I veri, veri grandi hanno un innegabile spirito competitivo. Fanno qualunque cosa serva per vincere. Fanno qualsiasi cosa per ispirare i loro compagni di squadra, in vari modi. La natura meticolosa con cui si prendono cura dei loro corpi e fanno in modo di essere sempre al loro meglio fisicamente è a un livello superiore. Per essere un giocatore speciale come loro, non puoi sottovalutare la quantità di lavoro che ci va messo. È davvero un lavoro a tempo pieno.

E io sono stato professionale, ho lavorato davvero duro, ma non penso di aver lavorato duro come quelli là. Ho bevuto fin troppa birra. Ma è stato stimolante vedere i veri grandi da vicino, da entrambi i lati, e capire che cos’è la vera grandezza.

Cosa pensi della diversità e dell’analitica nell’NBA? Cosa può fare la lega, e il basket in generale, per migliorare in questo?

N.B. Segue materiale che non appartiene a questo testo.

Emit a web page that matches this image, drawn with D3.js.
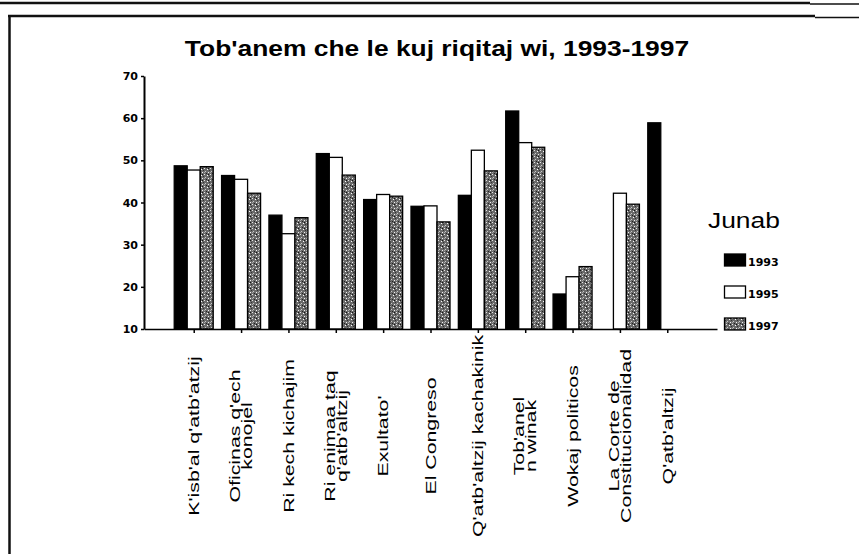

È essenziale creare opportunità in generale. Non ho fatto un gran lavoro in quello. Sono colpevole. E ne sono consapevole, mentre costruisco il mio dipartimento. Il mio dipartimento è molto, molto giovane. Ha solo 3 anni. Ma capisco le insidie che potremmo avere se continuiamo nel modo in cui stiamo facendo, il pericolo di costruire praticamente delle camere di risonanza di persone che hanno lo stesso background e che pensano allo stesso modo, e tra tutti io dovrei saperlo.

Non sono stato preparato nella maniera classica. Il mio background? Ho imparato da Daryl Morey e Sam Hinkie, a Houston, il potere dei dati e dell’analitica. E ho compreso i vantaggi che posso ottenere dal capire veramente i dati, cosa sono e cosa non sono nel gioco del basket.

E io sono laureato in religione. Non sono laureato in matematica, e probabilmente sono la cosa più lontana possibile dall’analitica, ma ho capito le implicazioni e compreso il pragmatismo dei dati. E questo mi ha reso un difensore da All-NBA, e poi mi ha permesso di essere due volte campione del mondo, e di restare in campo nei quarti quarti, e avere una carriera dannatamente buona per qualcuno che non è granché atletico.

Il mio punto di forza potrebbe essere che non sono come tutti gli altri e penso in modo diverso. E sono stato in trincea: capisco, quando vedo le statistiche, cosa è vero, cosa puoi implementare e cosa è solo teorico. E penso che questo sia un enorme vantaggio.